We all wished he hadn’t said that.

Diana sheepishly admitted that she hadn’t remembered anything after the first drink, and talking to her, I deduced that she thought Charlie had been there all along. Which was all for the best, of course. But oh! Diana, my lovely latent heterosexual, let me buy you a bottle of good scotch the next time we come into port. Seven hundred years from now.

We got back into the tanks for the hop from Resh-10 to Kaph-35. That was two weeks at twenty-five gees; then we had another four weeks of routine at one gravity.

I had announced my open door policy, but practically no one ever took advantage of it. I saw very little of the troops and those occasions were almost always negative: testing them on their training review, handing out reprimands, and occasionally lecturing classes. And they rarely spoke intelligibly, except in response to a direct question.

Most of them either had English as their native tongue or as a second language, but it had changed so drastically over 450 years that I could barely understand it, not at all if it was spoken rapidly. Fortunately, they had all been taught early twenty-first century English during their basic training; that language, or dialect, served as a temporal lingua franca through which a twenty-fifth century soldier could communicate with someone who had been a contemporary of his nineteen-times-great-grandparents. If there had still been such a thing as grandparents.

I thought of my first combat commander, Captain Stott — whom I had hated just as cordially as the rest of the company did — and tried to imagine how I would have felt if he had been a sexual deviate and I’d been forced to learn a new language for his convenience.

So we had discipline problems, sure. But the wonder was that we had any discipline at all. Hilleboe was responsible for that; as little as I liked her personally, I had to give her credit for keeping the troops in line.

Most of the shipboard graffiti concerned improbable sexual geometries between the Second Field Officer and her commander.

* * *

From Kaph-35 we jumped to Samk-78, from there to Ayin-129 and finally to Sade-138. Most of the jumps were no more than a few hundred light years, but the last one was 140,000 — supposedly the longest collapsar jump ever made by a manned craft.

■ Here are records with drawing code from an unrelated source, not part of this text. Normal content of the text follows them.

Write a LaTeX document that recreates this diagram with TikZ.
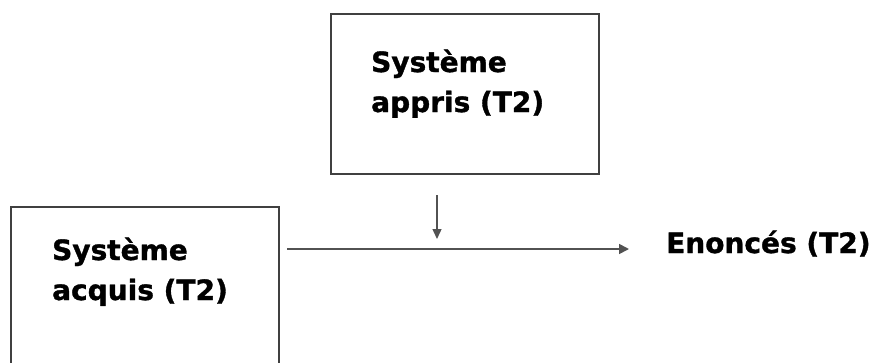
\documentclass[tikz,border=0pt]{standalone}
\usepackage{fontspec}
\setmainfont{DejaVu Sans}[BoldFeatures={FakeBold=1.2}]
\usetikzlibrary{arrows.meta}
\tikzset{
  boxnode/.style={draw=black!75, line width=1.7pt, minimum width=268pt, inner sep=0pt, anchor=north west},
  lbl/.style={font=\bfseries\fontsize{28pt}{40pt}\selectfont, align=left, inner sep=0pt, text=black},
  conn/.style={draw=black!68, line width=1.7pt, -{Triangle[length=10pt,width=10pt]}}
}
\begin{document}
\begin{tikzpicture}[x=1pt,y=-1pt]
\useasboundingbox[fill=white] (0,0) rectangle (884,362);
\clip (0,0) rectangle (884,362);
\node[boxnode, minimum height=160pt] (appris) at (330,13) {};
\node[lbl, anchor=base west] (appristxt) at (371,112) {Système\\appris (T2)};
\node[boxnode, minimum height=190pt] (acquis) at (10,206) {};
\node[lbl, anchor=base west] (acquistxt) at (52,300) {Système\\acquis (T2)};
\node[lbl, anchor=base west] (enonces) at (666,253) {Enoncés (T2)};
\coordinate (hstart) at (287,249);
\coordinate (hend) at (629,249);
\coordinate (vstart) at (437,195);
\coordinate (vend) at (437,239);
\draw[conn] (hstart) -- (hend);
\draw[conn, line width=1.4pt, -{Triangle[length=10pt,width=9pt]}] (vstart) -- (vend);
\end{tikzpicture}
\end{document}
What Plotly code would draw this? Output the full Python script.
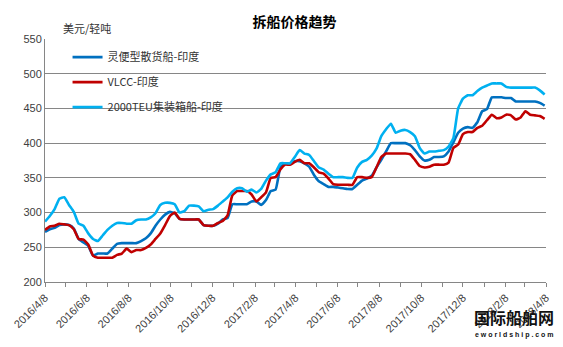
import pandas as pd
import plotly.graph_objects as go

start_date = "2016-04-08"
series_names = ["灵便型散货船-印度", "VLCC-印度", "2000TEU集装箱船-印度"]

handy = [272, 276, 278, 282, 283, 282, 277, 262, 257, 252,
         238, 241, 241, 241, 248, 255, 256, 256, 256, 256,
         259, 263, 270, 281, 290, 297, 301, 299, 291, 290,
         290, 290, 290, 282, 281, 281, 284, 290, 292, 312,
         312, 312, 312, 316, 316, 311, 318, 331, 333, 365,
         371, 370, 374, 374, 371, 366, 354, 345, 341, 337,
         337, 336, 335, 334, 334, 340, 346, 349, 353, 365,
         376, 388, 400, 400, 400, 400, 397, 390, 381, 375,
         376, 380, 380, 381, 388, 401, 415, 421, 423, 422,
         430, 446, 449, 466, 466, 466, 465, 465, 460, 460,
         460, 460, 460, 458, 454]

vlcc = [275, 280, 281, 284, 283, 282, 276, 262, 261, 254,
        238, 235, 235, 235, 235, 239, 241, 248, 243, 246,
        246, 249, 254, 262, 270, 282, 295, 300, 291, 290,
        290, 290, 290, 282, 281, 281, 285, 288, 296, 325,
        331, 331, 331, 326, 316, 322, 329, 350, 351, 362,
        369, 369, 373, 376, 371, 371, 365, 358, 356, 349,
        341, 340, 340, 340, 340, 351, 351, 350, 351, 365,
        380, 385, 385, 385, 385, 385, 384, 376, 367, 365,
        366, 369, 369, 369, 372, 393, 398, 413, 416, 416,
        422, 425, 433, 441, 436, 437, 441, 440, 434, 437,
        446, 441, 440, 439, 435]

teu2000 = [287, 295, 305, 320, 322, 311, 301, 284, 281, 270,
           262, 259, 267, 275, 281, 285, 285, 284, 284, 289,
           290, 290, 293, 299, 311, 314, 314, 312, 300, 302,
           310, 310, 309, 302, 304, 305, 310, 316, 322, 330,
           335, 335, 330, 333, 329, 334, 346, 355, 358, 371,
           371, 371, 380, 390, 385, 383, 374, 365, 362, 356,
           351, 351, 351, 350, 350, 365, 373, 376, 382, 392,
           410, 420, 428, 415, 418, 419, 416, 410, 393, 385,
           388, 388, 389, 390, 395, 407, 450, 464, 469, 469,
           475, 480, 483, 486, 486, 486, 481, 480, 480, 480,
           480, 480, 480, 476, 470]

dates = pd.date_range(start_date, periods=len(handy), freq="7D")

colors = ["#0070C0", "#C00000", "#00B0F0"]
values = [handy, vlcc, teu2000]

fig = go.Figure()
for name, vals, col in zip(series_names, values, colors):
    fig.add_trace(go.Scatter(
        x=dates, y=vals, name=name, mode="lines",
        line=dict(color=col, width=2.6, shape="spline", smoothing=0.4),
        legendgroup=name,
    ))

font_cn = "Noto Sans CJK SC, Liberation Sans, Arial, sans-serif"
font_lat = "Liberation Sans, Arial, sans-serif"

fig.update_layout(
    width=563, height=347,
    margin=dict(l=42, r=16, t=39, b=58),
    paper_bgcolor="white", plot_bgcolor="white",
    title=dict(text="<b>拆船价格趋势</b>", x=0.523, xanchor="center",
               y=1 - 22 / 347, yanchor="middle",
               font=dict(family=font_cn, size=14, color="#000000")),
    showlegend=True,
    legend=dict(x=0.045, xanchor="left", y=0.985, yanchor="top",
                bgcolor="rgba(0,0,0,0)", tracegroupgap=6,
                font=dict(family=font_cn, size=11, color="#333333"),
                itemwidth=30),
    xaxis=dict(
        type="date",
        range=["2016-04-08", "2018-04-08"],
        tick0="2016-04-08", dtick="M2", tickformat="%Y/%-m/%-d",
        tickangle=-45, ticks="outside", ticklen=4, tickcolor="#868686",
        showline=True, linecolor="#868686", linewidth=1,
        showgrid=False, zeroline=False,
        tickfont=dict(family=font_lat, size=11, color="#404040"),
        minor=dict(dtick="M1", tick0="2016-04-08", ticks="outside",
                   ticklen=4, tickcolor="#868686", showgrid=False),
    ),
    yaxis=dict(
        range=[200, 550], dtick=50, tick0=200,
        showgrid=True, gridcolor="#868686", gridwidth=1,
        showline=True, linecolor="#868686", linewidth=1,
        zeroline=False, ticks="",
        tickfont=dict(family=font_lat, size=11, color="#404040"),
    ),
    annotations=[
        dict(text="美元/轻吨", xref="paper", yref="paper",
             x=(58 - 42) / 505, y=1 + (39 - 28) / 250, xanchor="left", yanchor="middle",
             showarrow=False, font=dict(family=font_cn, size=11, color="#333333")),
        dict(text="<b>国际船舶网</b>", xref="paper", yref="paper",
             x=(515 - 42) / 505, y=-(338 - 289) / 250, xanchor="center", yanchor="bottom",
             borderpad=0, showarrow=False,
             font=dict(family=font_cn, size=16, color="#111111")),
        dict(text="<b>e w o r l d s h i p . c o m</b>", xref="paper", yref="paper",
             x=(515 - 42) / 505, y=-(338.5 - 289) / 250, xanchor="center", yanchor="top",
             borderpad=0, showarrow=False,
             font=dict(family=font_lat, size=7, color="#111111")),
    ],
)

fig.write_html("out.html")
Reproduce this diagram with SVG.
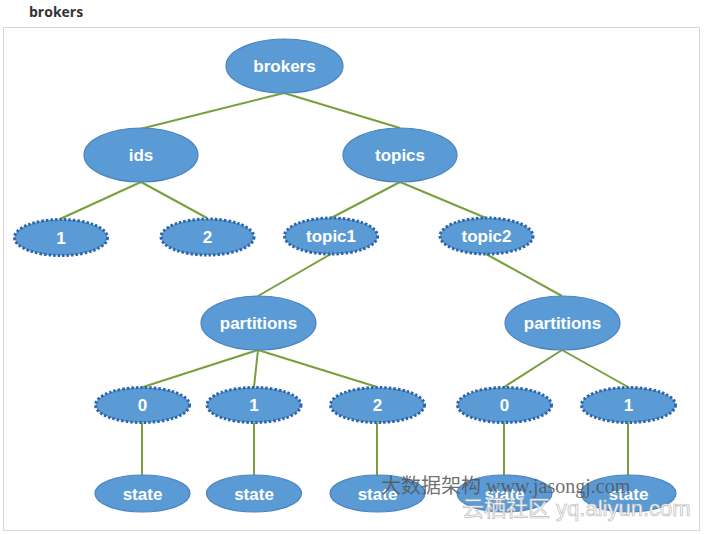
<svg xmlns="http://www.w3.org/2000/svg" width="704" height="534" viewBox="0 0 704 534">
<style>
.n{fill:#5B9BD5;stroke:#4A84C0;stroke-width:1.2}
.d{fill:#5B9BD5;stroke:#2E64A8;stroke-width:3;stroke-dasharray:2.5 2}
.t{font-family:"Liberation Sans",Arial,sans-serif;font-weight:bold;font-size:17px;fill:#fff;text-anchor:middle}
.e{stroke:#77A03C;stroke-width:2;fill:none}
</style>
<rect width="704" height="534" fill="#fff"/>
<text x="29" y="17" font-family="Open Sans, sans-serif" font-weight="bold" font-size="14" fill="#333">brokers</text>
<rect x="3.5" y="27.5" width="696" height="503" fill="none" stroke="#d6d6d6" stroke-width="1"/>
<g id="connectors" class="e">
<line x1="284" y1="93" x2="140" y2="129"/>
<line x1="284" y1="93" x2="400" y2="128"/>
<line x1="141" y1="182" x2="60" y2="219"/>
<line x1="141" y1="182" x2="207" y2="218"/>
<line x1="400" y1="182" x2="331" y2="218"/>
<line x1="400" y1="182" x2="486" y2="218"/>
<line x1="331" y1="254" x2="258" y2="296"/>
<line x1="486" y1="254" x2="562" y2="296"/>
<line x1="258" y1="350" x2="143" y2="387"/>
<line x1="258" y1="350" x2="254" y2="387"/>
<line x1="258" y1="350" x2="377" y2="387"/>
<line x1="562" y1="350" x2="504" y2="387"/>
<line x1="562" y1="350" x2="628" y2="387"/>
<line x1="142" y1="423" x2="142" y2="475"/>
<line x1="254" y1="423" x2="254" y2="475"/>
<line x1="377" y1="423" x2="377" y2="475"/>
<line x1="504" y1="423" x2="504" y2="475"/>
<line x1="628" y1="423" x2="628" y2="475"/>
</g>
<g id="brokers"><ellipse class="n" cx="284.5" cy="66" rx="58.5" ry="27"/><text class="t" x="284.5" y="72">brokers</text></g>
<g id="ids"><ellipse class="n" cx="141" cy="155" rx="57" ry="27"/><text class="t" x="141" y="161">ids</text></g>
<g id="topics"><ellipse class="n" cx="400" cy="155" rx="57" ry="27"/><text class="t" x="400" y="161">topics</text></g>
<g id="id1"><ellipse class="d" cx="61" cy="237.5" rx="46.5" ry="18"/><text class="t" x="61" y="243.5">1</text></g>
<g id="id2"><ellipse class="d" cx="207.5" cy="237" rx="46.5" ry="18"/><text class="t" x="207.5" y="243">2</text></g>
<g id="topic1"><ellipse class="d" cx="331" cy="236" rx="46.5" ry="18"/><text class="t" x="331" y="242">topic1</text></g>
<g id="topic2"><ellipse class="d" cx="486.5" cy="236" rx="46.5" ry="18"/><text class="t" x="486.5" y="242">topic2</text></g>
<g id="partitions1"><ellipse class="n" cx="258.5" cy="323" rx="57.5" ry="27"/><text class="t" x="258.5" y="329">partitions</text></g>
<g id="partitions2"><ellipse class="n" cx="562.5" cy="323" rx="57.5" ry="27"/><text class="t" x="562.5" y="329">partitions</text></g>
<g id="p1-0"><ellipse class="d" cx="142.5" cy="405" rx="47" ry="17.5"/><text class="t" x="142.5" y="411">0</text></g>
<g id="p1-1"><ellipse class="d" cx="254" cy="405" rx="47" ry="17.5"/><text class="t" x="254" y="411">1</text></g>
<g id="p1-2"><ellipse class="d" cx="377.5" cy="405" rx="47" ry="17.5"/><text class="t" x="377.5" y="411">2</text></g>
<g id="p2-0"><ellipse class="d" cx="504.5" cy="405" rx="47" ry="17.5"/><text class="t" x="504.5" y="411">0</text></g>
<g id="p2-1"><ellipse class="d" cx="628.5" cy="405" rx="47" ry="17.5"/><text class="t" x="628.5" y="411">1</text></g>
<g id="s1"><ellipse class="n" cx="142.5" cy="493.5" rx="47.5" ry="18.5"/><text class="t" x="142.5" y="499.5">state</text></g>
<g id="s2"><ellipse class="n" cx="254" cy="493.5" rx="47.5" ry="18.5"/><text class="t" x="254" y="499.5">state</text></g>
<g id="s3"><ellipse class="n" cx="377.5" cy="493.5" rx="47.5" ry="18.5"/><text class="t" x="377.5" y="499.5">state</text></g>
<g id="s4"><ellipse class="n" cx="504.5" cy="493.5" rx="47.5" ry="18.5"/><text class="t" x="504.5" y="499.5">state</text></g>
<g id="s5"><ellipse class="n" cx="628.5" cy="493.5" rx="47.5" ry="18.5"/><text class="t" x="628.5" y="499.5">state</text></g>
<text x="381" y="493" font-family="Liberation Serif, Noto Sans CJK SC, serif" font-size="20" fill="#555" fill-opacity="0.85">大数据架构 www.jasongj.com</text>
<text x="462" y="516" font-family="Liberation Sans, Noto Sans CJK SC, sans-serif" font-size="22" fill="#fff" stroke="#bbb" stroke-width="0.7">云栖社区 yq.aliyun.com</text>
</svg>
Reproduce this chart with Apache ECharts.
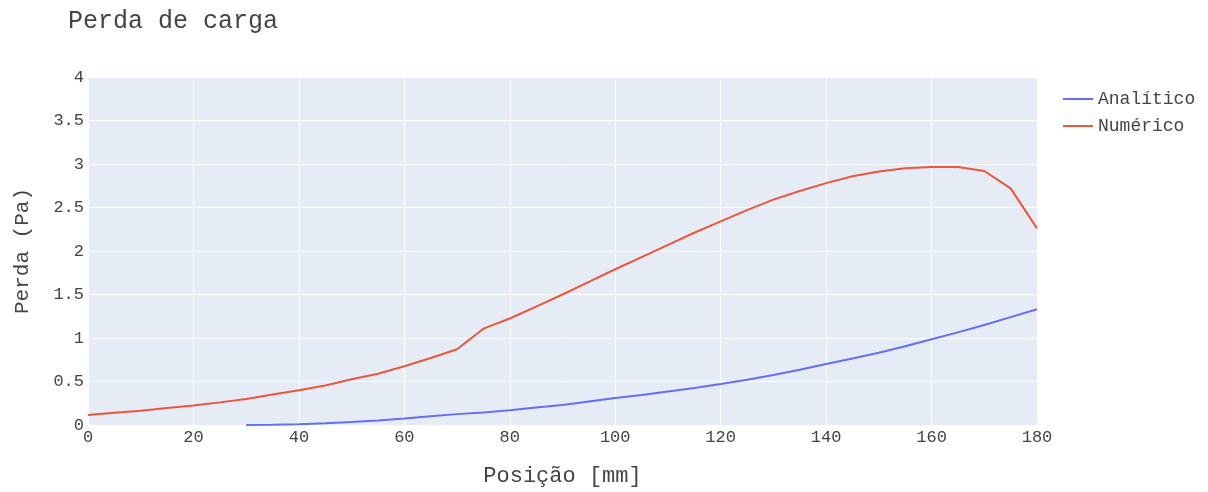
<!DOCTYPE html>
<html>
<head>
<meta charset="utf-8">
<script src="https://cdn.jsdelivr.net/npm/echarts@6/dist/echarts.min.js"></script>
<style>
html,body{margin:0;padding:0;background:#fff;overflow:hidden;}
#chart{width:1208px;height:492px;}
</style>
</head>
<body>
<div id="chart"></div>
<script>
// Data
const posicaoNumerico = [0,5,10,15,20,25,30,35,40,45,50,55,60,65,70,75,80,85,90,95,100,105,110,115,120,125,130,135,140,145,150,155,160,165,170,175,180];
const perdaNumerico = [0.115,0.14,0.165,0.195,0.225,0.26,0.30,0.35,0.40,0.455,0.525,0.59,0.675,0.77,0.87,1.107,1.224,1.36,1.50,1.645,1.79,1.93,2.07,2.21,2.34,2.47,2.59,2.69,2.78,2.86,2.915,2.95,2.965,2.965,2.92,2.72,2.26];
const posicaoAnalitico = [30,35,40,45,50,55,60,65,70,75,80,85,90,95,100,105,110,115,120,125,130,135,140,145,150,155,160,165,170,175,180];
const perdaAnalitico = [0.0,0.003,0.01,0.02,0.035,0.053,0.075,0.10,0.125,0.145,0.169,0.20,0.23,0.27,0.31,0.345,0.385,0.425,0.47,0.52,0.575,0.635,0.70,0.765,0.83,0.905,0.985,1.065,1.15,1.24,1.33];
const seriesNames = ['Analítico','Numérico'];
const titleText = 'Perda de carga';
const xAxisTitle = 'Posição [mm]';
const yAxisTitle = 'Perda (Pa)';

const FONT = '"Liberation Mono", "Courier New", monospace';
const pairs = (xs, ys) => xs.map((x, i) => [x, ys[i]]);

const chart = echarts.init(document.getElementById('chart'), null, {renderer: 'canvas', width: 1208, height: 492});
chart.setOption({
  animation: false,
  backgroundColor: '#ffffff',
  textStyle: {fontFamily: FONT, color: '#444'},
  title: {
    text: titleText,
    left: 63, top: 4,
    textStyle: {fontFamily: FONT, fontSize: 25, fontWeight: 'normal', color: '#444'}
  },
  legend: {
    orient: 'vertical',
    left: 1058, top: 85,
    itemWidth: 30, itemHeight: 2, itemGap: 9,
    icon: 'rect',
    data: seriesNames,
    textStyle: {fontFamily: FONT, fontSize: 18, color: '#444'}
  },
  grid: {
    left: 88, right: 171, top: 77, bottom: 62,
    show: true, backgroundColor: '#E5ECF6', borderWidth: 0,
    containLabel: false
  },
  xAxis: {
    type: 'value', min: 0, max: 180, interval: 20,
    name: xAxisTitle, nameLocation: 'middle', nameGap: 40,
    nameTextStyle: {fontFamily: FONT, fontSize: 22, color: '#444'},
    axisLine: {show: false}, axisTick: {show: false},
    axisLabel: {fontFamily: FONT, fontSize: 17, color: '#444', margin: 4},
    splitLine: {show: true, lineStyle: {color: '#ffffff', width: 1}}
  },
  yAxis: {
    type: 'value', min: 0, max: 4, interval: 0.5,
    name: yAxisTitle, nameLocation: 'middle', nameGap: 55,
    nameTextStyle: {fontFamily: FONT, fontSize: 21, color: '#444'},
    axisLine: {show: false}, axisTick: {show: false},
    axisLabel: {fontFamily: FONT, fontSize: 17, color: '#444', margin: 4},
    splitLine: {show: true, lineStyle: {color: '#ffffff', width: 1}}
  },
  series: [
    {
      name: seriesNames[0], type: 'line', data: pairs(posicaoAnalitico, perdaAnalitico),
      showSymbol: false, symbol: 'none', clip: true,
      lineStyle: {color: '#636EFA', width: 2}, itemStyle: {color: '#636EFA'}
    },
    {
      name: seriesNames[1], type: 'line', data: pairs(posicaoNumerico, perdaNumerico),
      showSymbol: false, symbol: 'none', clip: true,
      lineStyle: {color: '#EF553B', width: 2}, itemStyle: {color: '#EF553B'}
    }
  ]
});
</script>
</body>
</html>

The time spent scooting down the wormhole from one collapsar to the next was always the same, independent of the distance. When I’d studied physics, they thought the duration of a collapsar jump was exactly zero. But a couple of centuries later, they did a complicated wave-guide experiment that proved the jump actually lasted some small fraction of a nanosecond. Doesn’t seem like much, but they’d had to rebuild physics from the foundation up when the collapsar jump was first discovered; they had to tear the whole damned thing down again when they found out it took time to get from A to B. Physicists were still arguing about it.

But we had more pressing problems as we flashed out of Sade-138’s collapsar field at three-quarters of the speed of light. There was no way to tell immediately whether the Taurans had beat us there. We launched a pre-programmed drone that would decelerate at 300 gees and take a preliminary look around. It would warn us if it detected any other ships in the system, or evidence of Tauran activity on any of the collapsar’s planets.

The drone launched, we zipped up in the tanks and the computers put us through a three-week evasive maneuver while the ship slowed down. No problems except that three weeks is a hell of a long time to stay frozen in the tank; for a couple of days afterward everybody crept around like aged cripples.

If the drone had sent back word that the Taurans were already in the system, we would immediately have stepped down to one gee and started deploying fighters and drones armed with nova bombs. Or we might not have lived that long: sometimes the Taurans could get to a ship only hours after it entered the system. Dying in the tank might not be the most pleasant way to go.

It took us a month to get back to within a couple of AUs of Sade-138, where the drone had found a planet that met our requirements.

It was an odd planet, slightly smaller than Earth but more dense. It wasn’t quite the cryogenic deepfreeze that most portal planets were, both because of heat from its core and because S Doradus, the brightest star in the cloud, was only a third of a light year away.